Contact: Debra Rubino
410-234-1091
Open Society Institute-Baltimore and its director Diana Morris are being honored this year by the National Association of State Boards of Education with the organization’s 2014 Friend of Education Award. The national award is given annually to an individual or organization whose contributions to education are significant and enduring.
“We are honored to be recognized by NASBE as a Friend of Education,” says OSI-Baltimore Director Diana Morris. “As we work together with schools, parents, and advocates to assure that every child attends school every day, we know that state and local boards of education are critical partners. Keeping children connected to school, from their earliest years all the way through graduation, truly is a community effort. And we’re grateful to have NASBE–as friends of ours–working alongside our grantees and us.”

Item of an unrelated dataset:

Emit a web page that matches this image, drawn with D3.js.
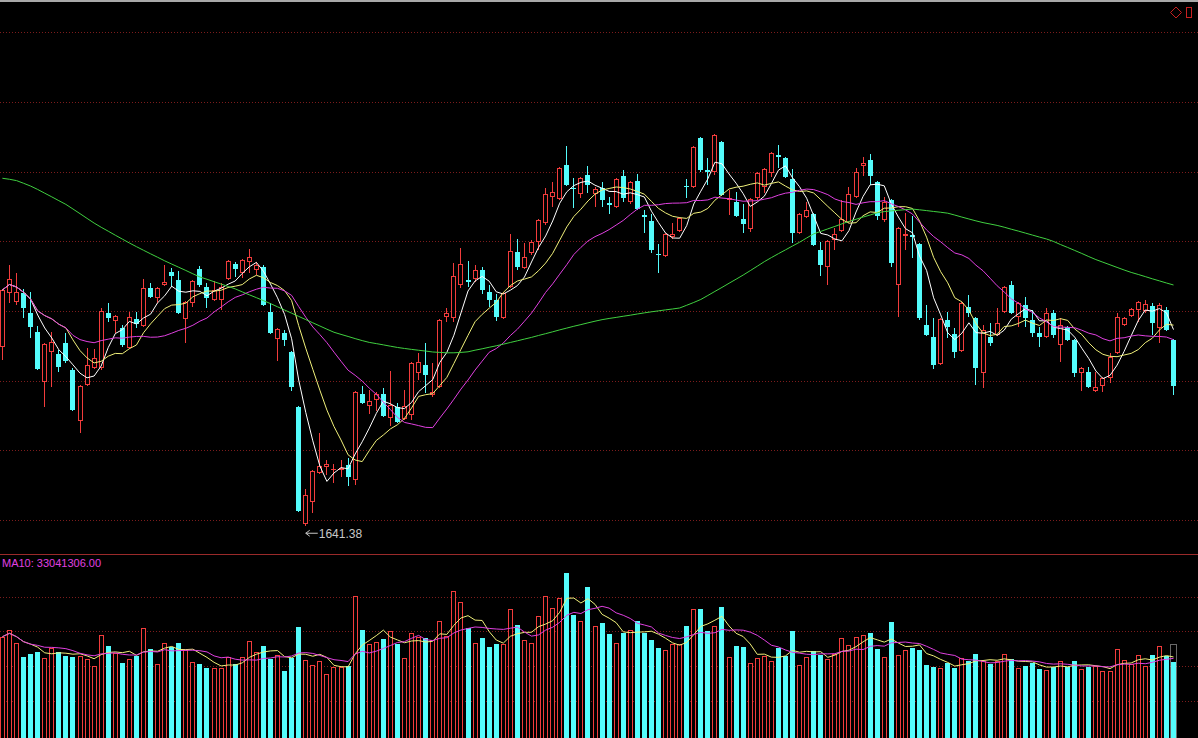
<!DOCTYPE html>
<html><head><meta charset="utf-8">
<script src="https://cdn.jsdelivr.net/npm/d3@7"></script>
<style>html,body{margin:0;padding:0;background:#000;overflow:hidden}svg{display:block}</style>
</head><body>
<svg id="c" width="1198" height="738"></svg>
<script>
// ---- data (prices in index points, volume in 10k shares) ----
const open=[1909.5,1990.5,1977,1990.5,1960.5,1932,1857,1902,1899,1915.5,1875,1798.5,1852.5,1878,1878,1960.5,1948.5,1938,1908,1951.5,1941,1998,1983,2002.5,2022,2010,1951.5,1975.5,2026.5,1999.5,1980,1980,2011.5,2034,2020.5,2037,2025,2029.5,1962,1921.5,1930.5,1902,1819.5,1644,1677,1720.5,1729.5,1725,1725,1732.5,1710,1839,1821,1830,1839,1803,1819.5,1801.5,1807.5,1870.5,1882.5,1837.5,1849.5,1954.5,1953,2002.5,2010,2011.5,2025,1992,1980,1953,1999.5,2052,2028,2050.5,2067,2095.5,2134.5,2131.5,2182.5,2148,2139,2167.5,2139,2148,2125.5,2119.5,2166,2127,2158.5,2107.5,2098.5,2049,2046,2074.5,2083.5,2151,2149.5,2223,2175,2172,2217,2130,2127,2101.5,2086.5,2133,2149.5,2170.5,2197.5,2193,2161.5,2080.5,2104.5,2109,2055,2029.5,2070,2083.5,2097,2134.5,2181,2190,2157,2100,2130,2002.5,2076,2077.5,2064,1942.5,1924.5,1884,1950,1929,1903.5,1969.5,1953,1870.5,1924.5,1927.5,1962,2002.5,1954.5,1972.5,1950,1930.5,1924.5,1960.5,1912.5,1939.5,1920,1870.5,1872,1843.5,1851,1863,1900.5,1942.5,1956,1965,1963.5,1971,1938,1965,1920];
const high=[1996.5,2032.5,2020.5,1996.5,1992,1941,1915.5,1932,1905,1930.5,1878,1852.5,1908,1906.5,1968,1975.5,1957.5,1942.5,1962,1962,2011.5,2005.5,1999.5,2032.5,2028,2023.5,1978.5,2010,2031,2005.5,2008.5,2005.5,2040,2037,2041.5,2056.5,2037,2032.5,1975.5,1938,1935,1903.5,1821,1696.5,1725,1780.5,1740,1734,1740,1743,1843.5,1851,1845,1842,1848,1873.5,1825.5,1845,1887,1900.5,1915.5,1885.5,1951.5,1968,2035.5,2058,2038.5,2032.5,2029.5,2002.5,1989,1992,2079,2071.5,2065.5,2070,2101.5,2148,2157,2179.5,2211,2163,2164.5,2181,2149.5,2157,2134.5,2163,2175,2158.5,2169,2115,2109,2064,2080.5,2095.5,2104.5,2161.5,2211,2224.5,2193,2229,2218.5,2145,2142,2124,2133,2172,2178,2202,2212.5,2194.5,2176.5,2110.5,2127,2110.5,2067,2070,2088,2130,2149.5,2178,2194.5,2199,2158.5,2134.5,2131.5,2089.5,2110.5,2106,2065.5,1972.5,1953,1953,1962,1938,1977,1987.5,1954.5,1942.5,1945.5,1968,2001,2008.5,1977,1984.5,1965,1939.5,1968,1965,1953,1941,1921.5,1879.5,1879.5,1872,1864.5,1900.5,1960.5,1954.5,1968,1978.5,1980,1975.5,1975.5,1969.5,1921.5];
const low=[1890,1975.5,1972.5,1953,1923,1875,1819.5,1849.5,1872,1885.5,1813.5,1780.5,1851,1876.5,1875,1947,1930.5,1909.5,1906.5,1938,1939.5,1983,1975.5,2001,1999.5,1959,1915.5,1969.5,1999.5,1968,1978.5,1965,2010,2014.5,2013,2020.5,2017.5,1971,1929,1888.5,1911,1843.5,1662,1641.38,1660.5,1719,1717.5,1705.5,1714.5,1701,1702.5,1824,1809,1813.5,1804.5,1791,1795.5,1800,1800,1860,1840.5,1834.5,1848,1947,1947,1998,1999.5,2007,1989,1969.5,1948.5,1951.5,1998,2025,2026.5,2047.5,2055,2092.5,2119.5,2130,2151,2118,2133,2140.5,2119.5,2119.5,2109,2118,2127,2124,2115,2080.5,2050.5,2020.5,2044.5,2071.5,2082,2133,2148,2172,2152.5,2167.5,2136,2107.5,2104.5,2080.5,2082,2130,2140.5,2164.5,2178,2163,2065.5,2079,2103,2061,2016,2002.5,2055,2082,2095.5,2133,2166,2152.5,2100,2097,2029.5,1954.5,2055,2043,1950,1926,1876.5,1882.5,1923,1893,1902,1954.5,1852.5,1848,1911,1926,1960.5,1959,1939.5,1939.5,1924.5,1909.5,1923,1923,1887,1918.5,1864.5,1843.5,1848,1842,1842,1855.5,1899,1941,1954.5,1947,1960.5,1927.5,1915.5,1933.5,1837.5];
const close=[1995,2011.5,1992,1968,1939.5,1876.5,1914,1917,1879.5,1888.5,1815,1851,1882.5,1893,1963.5,1953,1956,1912.5,1954.5,1944,1998,1984.5,1998,2007,2016,1960.5,1977,2008.5,2002.5,1983,1995,1999.5,2038.5,2026.5,2040,2044.5,2032.5,1972.5,1930.5,1936.5,1920,1849.5,1663.5,1687.5,1723.5,1731,1734,1726.5,1728,1714.5,1842,1825.5,1828.5,1839,1806,1822.5,1797,1821,1885.5,1887,1867.5,1842,1950,1960.5,2016,2034,2007,2025,1995,1980,1954.5,1990.5,2053.5,2029.5,2044.5,2067,2100,2139,2142,2178,2152.5,2146.5,2163,2152.5,2146.5,2130,2122.5,2161.5,2133,2157,2116.5,2104.5,2055,2047.5,2079,2079,2103,2149.5,2209.5,2175,2172,2227.5,2137.5,2133,2106,2094,2131.5,2170.5,2176.5,2200.5,2194.5,2164.5,2080.5,2109,2115,2062.5,2032.5,2068.5,2079,2101.5,2139,2172,2185.5,2166,2106,2127,2035.5,2088,2079,2074.5,1953,1927.5,1882.5,1951.5,1939.5,1902,1975.5,1960.5,1878,1935,1915.5,1945.5,1999.5,1960.5,1975.5,1953,1930.5,1924.5,1960.5,1927.5,1942.5,1920,1870.5,1878,1849.5,1849.5,1863,1894.5,1954.5,1953,1966.5,1977,1974,1945.5,1972.5,1935,1851];
const volume=[4204,4482,3930,3374,3486,3581,3308,3723,3581,3403,3374,3403,3279,2988,4262,3818,3515,3125,3279,3415,4553,3681,3071,3930,3764,3930,3652,3154,3071,2917,2905,2905,3349,3059,3374,4038,3557,3818,3279,3445,2793,3308,4594,3237,3030,3196,2656,2959,2959,2988,5893,4482,3901,3984,4121,4441,3901,3320,4345,4204,4138,4067,4856,4233,6101,5644,4553,3930,4162,3789,3901,3901,5354,4690,4067,3930,5063,5893,5383,5822,6835,5105,4868,6279,4648,4760,4316,3930,4370,4482,4868,4370,4067,3747,3652,3901,3889,4648,5354,5354,4441,4648,5449,3362,3818,3777,3100,3308,3403,3196,3723,3403,4453,3030,3374,3611,3445,3279,3486,4150,3860,4179,4275,4370,3694,3374,4826,3445,3652,3747,3652,3030,2959,2917,3125,2893,3308,3196,3486,3196,3059,3196,3486,3279,2917,3000,3125,2851,2822,2934,3196,2959,3196,2876,2959,3000,2781,2781,3694,3237,3071,3445,2988,3445,3818,3403,3166];
// 60-day moving average (needs history before the window)
const ma60=[2162.6,2161.1,2159.1,2155.1,2150.9,2145.8,2140.2,2134.7,2129,2123.4,2116.5,2109.5,2102.4,2095.4,2089.1,2083.2,2077.2,2071.4,2065.5,2060,2054.6,2049.3,2044.1,2038.8,2033.9,2029.1,2024.3,2019.3,2014.5,2011.1,2007.5,2003.9,2000.4,1996.7,1992.2,1987.8,1983.5,1979.1,1974.6,1969.8,1965,1960.2,1955.4,1950.6,1945.8,1941,1936.2,1931.6,1928.4,1925.3,1922.1,1919.1,1916.4,1914.6,1912.7,1910.7,1908.8,1907.3,1905.9,1904.6,1903.4,1902,1901.4,1900.8,1900.8,1901.4,1902.3,1904.7,1906.8,1909.1,1911.3,1913.7,1916.3,1918.8,1921.4,1923.9,1926.8,1929.5,1932.3,1935.2,1937.9,1940.6,1943.1,1945.7,1948.2,1950.5,1952.3,1953.9,1955.6,1957.2,1959,1960.7,1962.3,1963.7,1965.2,1966.5,1968,1972.1,1976.3,1980.8,1986.8,1992.9,1998.9,2005.1,2011.2,2017.4,2024,2030.7,2037.5,2043.6,2049.5,2055.2,2061,2066.7,2073,2079.2,2082.9,2086.7,2090.4,2094.2,2097.9,2101.1,2104.4,2107.5,2110.8,2112.6,2113.7,2114.6,2115.5,2116.4,2115.3,2114.1,2112.8,2111.6,2110.2,2107.4,2104.4,2101.5,2098.7,2096.1,2094,2091.9,2089.2,2086.2,2083.4,2080.4,2077.4,2074.4,2071.5,2067.8,2063.1,2058.8,2054.3,2049.8,2045.1,2040.6,2036.7,2032.8,2028.9,2025,2021.4,2018.3,2015.1,2011.8,2008.7,2005.5,2002.5];
const priceGrid=[1650,1754.5,1859,1963.5,2068,2172.5,2277,2381.5];
const volGrid=[1536,2988,4420,5852];
const estVolume=3901;           // dotted estimated-volume box on the last bar
const volLabel="MA10: 33041306.00";
const lowLabel="1641.38";

// ---- setup ----
const W=1198,H=738,n=close.length;
const UP="#f23c3c",DN="#54fcfc",GRID="#7c1c1c";
const svg=d3.select("#c");
svg.append("rect").attr("width",W).attr("height",H).attr("fill","#000");
svg.append("rect").attr("x",0).attr("y",0).attr("width",W).attr("height",2).attr("fill","#a8a8a8");

const x=d3.scaleLinear().domain([0,n-1]).range([2.4,1173.5]);
const y=d3.scaleLinear().domain([1600,2430]).range([553.33,0]);
const yv=d3.scaleLinear().domain([0,7000]).range([738,738-7000/41.5]);

// grids
svg.append("g").selectAll("line").data(priceGrid).join("line")
  .attr("x1",0).attr("x2",W).attr("y1",d=>Math.round(y(d))+0.5).attr("y2",d=>Math.round(y(d))+0.5)
  .attr("stroke",GRID).attr("stroke-dasharray","1,2");
svg.append("g").selectAll("line").data(volGrid).join("line")
  .attr("x1",0).attr("x2",W).attr("y1",d=>Math.round(yv(d))+0.5).attr("y2",d=>Math.round(yv(d))+0.5)
  .attr("stroke",GRID).attr("stroke-dasharray","1,2");
svg.append("line").attr("x1",0).attr("x2",W).attr("y1",554.5).attr("y2",554.5).attr("stroke","#9a2a2a");

// top-right icons
svg.append("path").attr("d","M1176,7L1181.5,12.5L1176,18L1170.5,12.5Z").attr("fill","none").attr("stroke","#c82020");
svg.append("rect").attr("x",1186.5).attr("y",7.5).attr("width",5).attr("height",10).attr("fill","none").attr("stroke","#c82020");

// candles
const cg=svg.append("g");
const idx=d3.range(n);
idx.forEach(i=>{
  const left=Math.round(x(i)-2.5), mid=left+2.5;
  const up=close[i]>=open[i];
  const yo=y(open[i]),yc=y(close[i]);
  const top=Math.round(Math.min(yo,yc)),bot=Math.round(Math.max(yo,yc));
  const yh=Math.round(y(high[i])),yl=Math.round(y(low[i]));
  if(up){
    if(yh<top) cg.append("line").attr("x1",mid).attr("x2",mid).attr("y1",yh).attr("y2",top).attr("stroke",UP);
    if(yl>bot) cg.append("line").attr("x1",mid).attr("x2",mid).attr("y1",bot).attr("y2",yl).attr("stroke",UP);
    if(bot-top>=2) cg.append("rect").attr("x",left+0.5).attr("y",top+0.5).attr("width",4).attr("height",bot-top-1).attr("fill","#000").attr("stroke",UP);
    else cg.append("line").attr("x1",left).attr("x2",left+5).attr("y1",top+0.5).attr("y2",top+0.5).attr("stroke",UP);
  } else {
    cg.append("line").attr("x1",mid).attr("x2",mid).attr("y1",yh).attr("y2",yl).attr("stroke",DN);
    cg.append("rect").attr("x",left).attr("y",top).attr("width",5).attr("height",Math.max(bot-top,1)).attr("fill",DN);
  }
});

// moving averages
function ma(arr,k){return arr.map((_,i)=>d3.mean(arr.slice(Math.max(0,i-k+1),i+1)));}
const line=d3.line().x((d,i)=>x(i)).y(d=>y(d));
[[ma(close,5),"#ffffff"],[ma(close,10),"#f0f07a"],[ma(close,20),"#e040e0"],[ma60,"#40d040"]].forEach(([d,c])=>{
  svg.append("path").datum(d).attr("d",line).attr("fill","none").attr("stroke",c).attr("stroke-width",1);
});

// lowest-point marker
const iLow=d3.minIndex(low);
const ax=x(iLow), ay=y(low[iLow])+7.5;
svg.append("line").attr("x1",ax).attr("x2",ax+12).attr("y1",ay).attr("y2",ay).attr("stroke","#c8c8c8");
svg.append("path").attr("d",`M${ax+4},${ay-3}L${ax},${ay}L${ax+4},${ay+3}`).attr("fill","none").attr("stroke","#c8c8c8");
svg.append("text").attr("x",ax+13).attr("y",ay+4.5).attr("fill","#c8c8c8")
  .attr("font-family","Liberation Sans, Arial, sans-serif").attr("font-size",12).text(lowLabel);

// volume bars
const vg=svg.append("g");
idx.forEach(i=>{
  const left=Math.round(x(i)-2.5);
  const top=Math.round(yv(volume[i]));
  if(close[i]>=open[i]) vg.append("rect").attr("x",left+0.5).attr("y",top+0.5).attr("width",4).attr("height",H-top).attr("fill","#000").attr("stroke",UP);
  else vg.append("rect").attr("x",left).attr("y",top).attr("width",5).attr("height",H-top).attr("fill",DN);
});
// estimated volume box
{
  const left=Math.round(x(n-1)-2.5), top=Math.round(yv(estVolume));
  vg.append("rect").attr("x",left-0.5).attr("y",top+0.5).attr("width",6).attr("height",H-top).attr("fill","none").attr("stroke","#d0d0d0").attr("stroke-dasharray","1,1");
}
const vline=d3.line().x((d,i)=>x(i)).y(d=>yv(d));
[[ma(volume,5),"#f0f07a"],[ma(volume,10),"#e040e0"]].forEach(([d,c])=>{
  svg.append("path").datum(d).attr("d",vline).attr("fill","none").attr("stroke",c).attr("stroke-width",1);
});
svg.append("text").attr("x",2).attr("y",567).attr("fill","#e040e0")
  .attr("font-family","Liberation Sans, Arial, sans-serif").attr("font-size",11).text(volLabel);
</script>
</body></html>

In detailing why OSI-Baltimore was chosen for this coveted award, NASBE said:
“Established in 1998, OSI-Baltimore has become one of Baltimore’s most visible and effective civil society groups. OSI-Baltimore’s Education and Youth Development program provides critical assistance and support to reforming school discipline policies and regulations in Maryland.
OSI-Baltimore Director Diana Morris has worked collaboratively with Maryland’s State Board of Education and Department of Education for many years to dramatically improve school discipline practices across the state. Morris, along with Jane Sundius, director of the Education and Youth Development program, and Katherine Rabb, program officer, helped facilitate the state board’s efforts to amend Maryland’s school discipline regulations and guidelines for a state code of discipline to better reflect rehabilitative approaches to school discipline, practices that help keep students in school and on a path to graduation and beyond.”
NASBE also lauded OSI-Baltimore’s work on school discipline, which it said has helped to shape national school discipline policy as well.
“Diana and OSI-Baltimore understand the power of collaboration to achieve an end goal,” says NASBE Executive Director Kristen Amundson. “OSI-Baltimore has worked effectively with the Maryland State Board to improve school discipline policies statewide, and its efforts are paying off locally as well. In 2004, Baltimore’s school suspension rates were at a record high of 26,300. After OSI-Baltimore started working with the city’s schools on revising discipline codes, suspensions fell to 8,600 over six years. That’s a tremendous achievement.”
Diana Morris will accept the NASBE Friend of Education award on behalf of Open Society Institute-Baltimore on October 17, at NASBE’s national conference in Denver, Colorado.